A presidenta do Sindicato dos Trabalhadores Rurais Agricultores e Agricultoras Familiares (STTR) do município de Queimadas e integrante do Polo da Borborema, Anunciada Moraes, observou a necessidade de fortalecer a participação da agricultura familiar local no mercado institucional. “Nós estamos localizados em um território que tem grande produção de alimentos agroecológicos. A gente viu isso na plenária, fazendo o exercício de mapear o que se produz, mas percebemos que ainda temos muitos agricultores que não têm procurado comercializar esses produtos a partir das compras institucionais”. “Os municípios têm a obrigação de comprar no mínimo 30% da agricultura familiar, mas pode chegar até 100%. Quer dizer, o limite não é 30%. A gente precisa se organizar para intervir na disputa do mercado, na comercialização dos nossos produtos na região”, acrescenta Nelson Anacleto Pereira, sindicalista de Lagoa Seca e integrante do Polo da Borborema.
Foto: Helena Dias/AS-PTA
Luciano Silveira, da coordenação da AS-PTA, pontuou a possibilidade de aumentar também a presença nas feiras livres. “A feira de Esperança, por exemplo, como ela está? Continua vigorosa? Podemos pensar em políticas que também favoreçam os mercados públicos e as feiras livres como espaço de venda direta. Isso é uma discussão que a gente deve fazer”. Já Fabiana Alvarenga, liderança sindical no município de Lagoa Seca, viu na plenária a possibilidade de ampliar o debate sobre fortalecimento das feiras agroecológicas. “Quando a gente vai fazendo a avaliação dos mercados territoriais, vai percebendo que tem as feiras livres, as quitandas e o porta-a-porta. A gente está aquém de outros mercados que existem, por isso é importante esse momento da plenária para a gente buscar soluções de fortalecimento das feiras agroecológicas”, afirmou.

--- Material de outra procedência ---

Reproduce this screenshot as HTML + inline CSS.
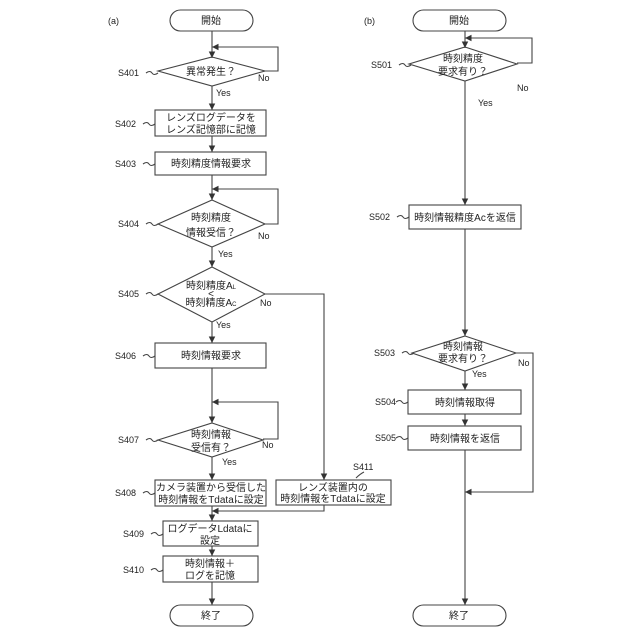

Sindicatos, associações e cooperativas locais, assim como a Cáritas, a CONAB (Companhia Brasileira de Abastecimento), a Embrapa (Empresa Brasileira de Pesquisa Agropecuária) e o MST participaram da plenária. Vitória Vitor, da EMPAER (Empresa Paraibana de Pesquisa, Extensão Rural e Regularização Fundiária), destacou o papel das cooperativas no território. “Uma das coisas que eu vejo que fortalece é a consciência das pessoas trabalharem em conjunto, através das associações e das cooperativas. Associações e cooperativas sérias, onde a gente tem pessoas que estão indo para a cooperativa, sabendo que ela é dona desse empreendimento, o cooperado é um dos donos, é ele que decide junto com todos a posição, o sucesso ou o insucesso da cooperativa”.
A partir da plenária, o fórum já conseguiu articular uma audiência pública sobre o Garantia Safra, no município de Esperança, que está marcada para o início de junho deste ano. Também tem feito diálogos com secretários de agricultura dos municípios da região e está com uma formação do Programa de Formação em Compras Públicas para o mesmo mês.
Papel do poder público
Foto: Helena Dias/AS-PTA
“A gente entende que um plano estratégico para o território é para avançar nas políticas públicas e institucionais, em parceria com a Conab (Companhia Nacional de Abastecimento) e outras organizações”, destaca Fabiana Alvarenga sobre o momento de reestruturação do fórum. Entre os desafios mapeados na plenária, estão o aumento da concorrência da venda dos produtos agricultura familiar com os supermercados e produtos ultraprocessados, a dificuldade de certificar suas produções agroecológicas, os impactos das mudanças climáticas e a necessidade de ampliação da assessoria técnica.
São temas que atravessam as políticas públicas a nível nacional, mas o apoio das gestões municipais é indispensável, como na questão da garantia do Selo de Inspeção Municipal (SIM) nos municípios, um entrave para a agricultura familiar acessar políticas públicas que foi muito citado durante a plenária.
Perguntado sobre o papel da gestão municipal na resolução de problemas como este, Robson Pereira de Oliveira, secretário de Agricultura, Abastecimento e Meio Ambiente do município de São Sebastião de Lagoa de Roça, afirma que vê como uma tarefa “importante”, já que a população no seu município é majoritariamente rural. O aceno de compromisso do secretário foi direcionado, principalmente, para a juventude.
“Estamos em um processo de sucessão, as pessoas estão se aposentando. Estão vindo a maioria morar na cidade por uma questão de violência no campo e nós queremos trazer políticas públicas, trazer atrativos para que a juventude continue trabalhando na agricultura familiar e dessa forma garantindo a segurança alimentar do nosso povo”, explica. As estratégias propostas na plenária como um todo dialogam também com o tema da juventude. Outro ponto central é o enfrentamento à crise climática com a adoção de práticas agroecológicas mais resilientes.